The World Organization for Animal Health (OIE) said that the risk of the H5N1 strain reaching Australia was very high.

The World Organization for Animal Health (OIE) said that the risk of the H5N1 strain reaching Australia was very high. OIE director-general Bernard Vallat reported this to the French parliamentary commission on the disease and put the United States and Canada in the same risk category.

It said that the avian flu was likely to be transmitted from Indonesia by migratory birds. But the Government's chief vet Gardner Murray has rejected the world animal health authority's assessment that there is a high risk of the bird flu pandemic reaching Australia.

But Gardner Murray said that water fowls which are responsible for transmitting the disease do not normally migrate to Australia. Hence the risk of migratory birds introducing the H5N1 strain of avian influenza into Australia is substantially less than for most other countries.

On the other hand the migratory shorebirds and waders that visit Australia from infected regions are less likely to carry avian influenza viruses.
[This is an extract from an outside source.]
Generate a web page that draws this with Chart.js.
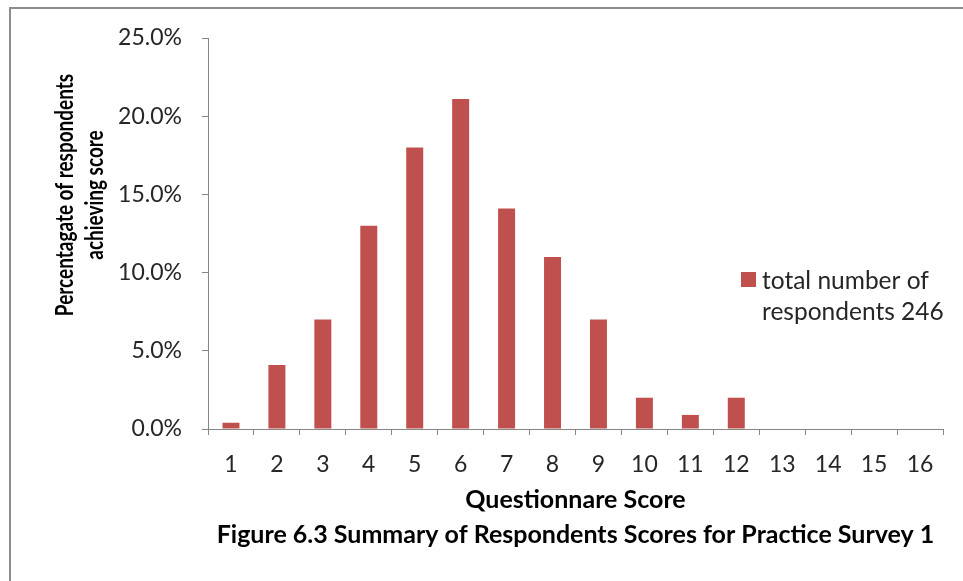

Even if they do pose a risk, the pathway for transmitting a virus into domestic birds have a lot of intermediate steps in between.

In the first place the migratory birds would need to infect nomadic wild birds like ducks and water fowl, which would then need to pass it to production birds such as chickens. But all this would not be possible as Australia's strict biosecurity laws and tight surveillance stems the spread of the disease.

The H5N1 strain of avian flu originated in Asia and has since spread to the Middle East, Africa, Russia, Turkey and Europe. Most affected countries have recorded the deadly disease only in birds, but nearly 100 people have died in Asia and Turkey. Hence Australia should be on the watch.